Low-emission Electric EEL aircraft flies an actual airline route between Hawaiian island destinations

by Business Traveler

December 15, 2020

On Nov. 22, Ampaire, a developer of electric aviation solutions, completed a demonstration flight of its hybrid electric aircraft along an actual airline route between island destinations in Hawaii. The company’s Electric EEL aircraft took a 20-minute flight from Maui’s Kahului Airport across the island to Hana and back on a single charge.

The Electric EEL used in the Mokulele trials is an upgrade of the popular six-seat Cessna 337 twin-engine piston-driven aircraft. The aircraft has a conventional 300-horsepower piston engine in the rear and a 160 kW-capable electric power unit in front.
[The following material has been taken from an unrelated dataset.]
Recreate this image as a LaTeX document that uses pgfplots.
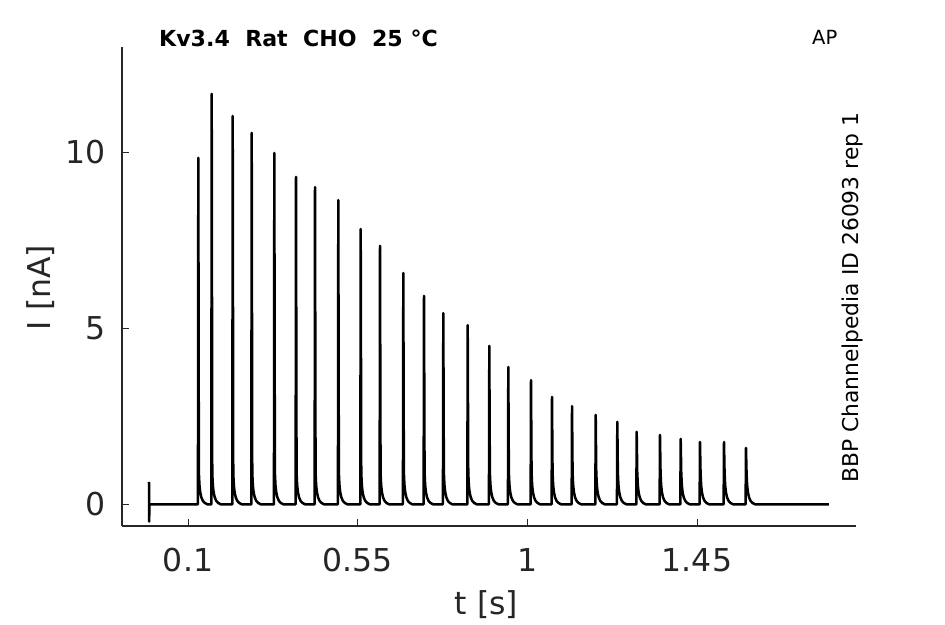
\documentclass[border=0pt]{standalone}
\usepackage{fontspec}
\setmainfont{DejaVu Sans}
\usepackage{pgfplots}
\pgfplotsset{compat=1.18}
\definecolor{axgray}{RGB}{38,38,38}
\begin{document}
\begin{tikzpicture}[x=1pt,y=1pt]
\path[use as bounding box] (0,0) rectangle (945,624);
\begin{axis}[
  at={(122pt,98pt)}, anchor=south west,
  scale only axis, width=734pt, height=479pt,
  xmin=-0.0751, xmax=1.8717, ymin=-0.616, ymax=12.99,
  axis x line*=bottom, axis y line*=left,
  axis line style={axgray, line width=1.2pt},
  xtick={0.1,0.55,1,1.45}, xticklabels={0.1,0.55,1,1.45},
  ytick={0,5,10},
  tick align=inside, major tick length=7pt,
  tick style={axgray, line width=1pt},
  ticklabel style={font=\fontsize{31.5}{36}\selectfont, text=axgray, inner sep=0pt},
  xticklabel style={anchor=base, yshift=-45.7pt},
  yticklabel style={anchor=east, xshift=-16pt},
  /pgf/number format/assume math mode=true,
]
\addplot[black, line width=2.5pt, line join=round] table {
x y
-0.0035 0.64
-0.0030 -0.49
-0.0025 0
0.1263 0
0.1273 9.84
0.1288 0.9
0.1303 0.55
0.1323 0.35
0.1353 0.2
0.1393 0.1
0.1443 0.04
0.1513 0
0.1618 0
0.1628 11.66
0.1643 0.9
0.1658 0.55
0.1678 0.35
0.1708 0.2
0.1748 0.1
0.1798 0.04
0.1868 0
0.2175 0
0.2185 11.03
0.2200 0.9
0.2215 0.55
0.2235 0.35
0.2265 0.2
0.2305 0.1
0.2355 0.04
0.2425 0
0.2679 0
0.2689 10.55
0.2704 0.9
0.2719 0.55
0.2739 0.35
0.2769 0.2
0.2809 0.1
0.2859 0.04
0.2929 0
0.3279 0
0.3289 9.98
0.3304 0.9
0.3319 0.55
0.3339 0.35
0.3369 0.2
0.3409 0.1
0.3459 0.04
0.3529 0
0.3854 0
0.3864 9.30
0.3879 0.9
0.3894 0.55
0.3914 0.35
0.3944 0.2
0.3984 0.1
0.4034 0.04
0.4104 0
0.4358 0
0.4368 9.01
0.4383 0.9
0.4398 0.55
0.4418 0.35
0.4448 0.2
0.4488 0.1
0.4538 0.04
0.4608 0
0.4976 0
0.4986 8.64
0.5001 0.9
0.5016 0.55
0.5036 0.35
0.5066 0.2
0.5106 0.1
0.5156 0.04
0.5226 0
0.5570 0
0.5580 7.82
0.5595 0.9
0.5610 0.55
0.5630 0.35
0.5660 0.2
0.5700 0.1
0.5750 0.04
0.5820 0
0.6082 0
0.6092 7.34
0.6107 0.9
0.6122 0.55
0.6142 0.35
0.6172 0.2
0.6212 0.1
0.6262 0.04
0.6332 0
0.6700 0
0.6710 6.57
0.6725 0.9
0.6740 0.55
0.6760 0.35
0.6790 0.2
0.6830 0.1
0.6880 0.04
0.6950 0
0.7249 0
0.7259 5.92
0.7274 0.9
0.7289 0.55
0.7309 0.35
0.7339 0.2
0.7379 0.1
0.7429 0.04
0.7499 0
0.7761 0
0.7771 5.43
0.7786 0.9
0.7801 0.55
0.7821 0.35
0.7851 0.2
0.7891 0.1
0.7941 0.04
0.8011 0
0.8408 0
0.8418 5.09
0.8433 0.9
0.8448 0.55
0.8468 0.35
0.8498 0.2
0.8538 0.1
0.8588 0.04
0.8658 0
0.8981 0
0.8991 4.50
0.9006 0.9
0.9021 0.55
0.9041 0.35
0.9071 0.2
0.9111 0.1
0.9161 0.04
0.9231 0
0.9485 0
0.9495 3.90
0.9510 0.9
0.9525 0.55
0.9545 0.35
0.9575 0.2
0.9615 0.1
0.9665 0.04
0.9735 0
1.0087 0
1.0097 3.53
1.0112 0.9
1.0127 0.55
1.0147 0.35
1.0177 0.2
1.0217 0.1
1.0267 0.04
1.0337 0
1.0644 0
1.0654 3.05
1.0669 0.9
1.0684 0.55
1.0704 0.35
1.0734 0.2
1.0774 0.1
1.0824 0.04
1.0894 0
1.1175 0
1.1185 2.79
1.1200 0.9
1.1215 0.55
1.1235 0.35
1.1265 0.2
1.1305 0.1
1.1355 0.04
1.1425 0
1.1803 0
1.1813 2.54
1.1828 0.9
1.1843 0.55
1.1863 0.35
1.1893 0.2
1.1933 0.1
1.1983 0.04
1.2053 0
1.2376 0
1.2386 2.34
1.2401 0.9
1.2416 0.55
1.2436 0.35
1.2466 0.2
1.2506 0.1
1.2556 0.04
1.2626 0
1.2890 0
1.2900 2.06
1.2915 0.9
1.2930 0.55
1.2950 0.35
1.2980 0.2
1.3020 0.1
1.3070 0.04
1.3140 0
1.3508 0
1.3518 1.97
1.3533 0.9
1.3548 0.55
1.3568 0.35
1.3598 0.2
1.3638 0.1
1.3688 0.04
1.3758 0
1.4057 0
1.4067 1.86
1.4082 0.9
1.4097 0.55
1.4117 0.35
1.4147 0.2
1.4187 0.1
1.4237 0.04
1.4307 0
1.4569 0
1.4579 1.77
1.4594 0.9
1.4609 0.55
1.4629 0.35
1.4659 0.2
1.4699 0.1
1.4749 0.04
1.4819 0
1.5206 0
1.5216 1.77
1.5231 0.9
1.5246 0.55
1.5266 0.35
1.5296 0.2
1.5336 0.1
1.5386 0.04
1.5456 0
1.5789 0
1.5799 1.60
1.5814 0.9
1.5829 0.55
1.5849 0.35
1.5879 0.2
1.5919 0.1
1.5969 0.04
1.6039 0
1.8000 0
};
\end{axis}
\node[anchor=base west, inner sep=0pt, font=\bfseries\fontsize{22.1}{25}\selectfont] at (159,577.3) {Kv3.4\ \ Rat\ \ CHO\ \ 25 °C};
\node[anchor=base west, inner sep=0pt, font=\fontsize{19.5}{22}\selectfont] at (812,579) {AP};
\node[rotate=90, anchor=base west, inner sep=0pt, font=\fontsize{21.8}{26}\selectfont] at (858,141) {BBP Channelpedia ID 26093 rep 1};
\node[anchor=base, inner sep=0pt, text=axgray, font=\fontsize{31.5}{36}\selectfont] at (486.5,10) {t [s]};
\node[rotate=90, anchor=base, inner sep=0pt, text=axgray, font=\fontsize{31.5}{36}\selectfont] at (50.7,336.5) {I [nA]};
\end{tikzpicture}
\end{document}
The electric unit is powered by a battery pack carried in an aerodynamically optimized shell mounted under the fuselage. Thanks to the addition of the electric power unit, the company says fuel consumption and CO2 emissions are reduced by approximately 40-50 percent.

Ampaire is now flying the route regularly in a one-month demonstration program with Hawaii-based Mokulele Airlines. It is the first use of a hybrid-electric aircraft under the FAA’s Experimental-Market Survey category, allowing Ampaire to fly with their crew and essential personnel for crew training and other exploratory market activity.

The flight trials are supported by Elemental Excelerator, a global climate-tech accelerator.

The trials serve two purposes, according to Ampaire CEO Kevin Noertker. They demonstrate electric aviation’s potential to reduce harmful emissions and allow Ampaire to evaluate the robustness of its technology.

“We can take lessons from this series of flights and apply them to subsequent, larger aircraft designs already in the works,” Noertker said. “By upgrading current aircraft with hybrid-electric propulsion we can enter the market quickly and take advantage of existing infrastructure for fixed-wing aviation.”

Noertker said Ampaire is focused on the regional market where electric propulsion can provide viable range for typical routes. “Upgrading today’s aircraft for electric power is a relatively low-cost, low-risk path to aircraft certification. Then we expect to move on to increasingly efficient and capable clean-sheet designs,” he said.

“The market for electric aircraft will expand as airlines perceive that electric aviation is not only environmentally desirable but economically advantageous,” Noertker explained. “Electricity cost is an order of magnitude less expensive in comparison to fuel, which is the largest cost item for airlines.”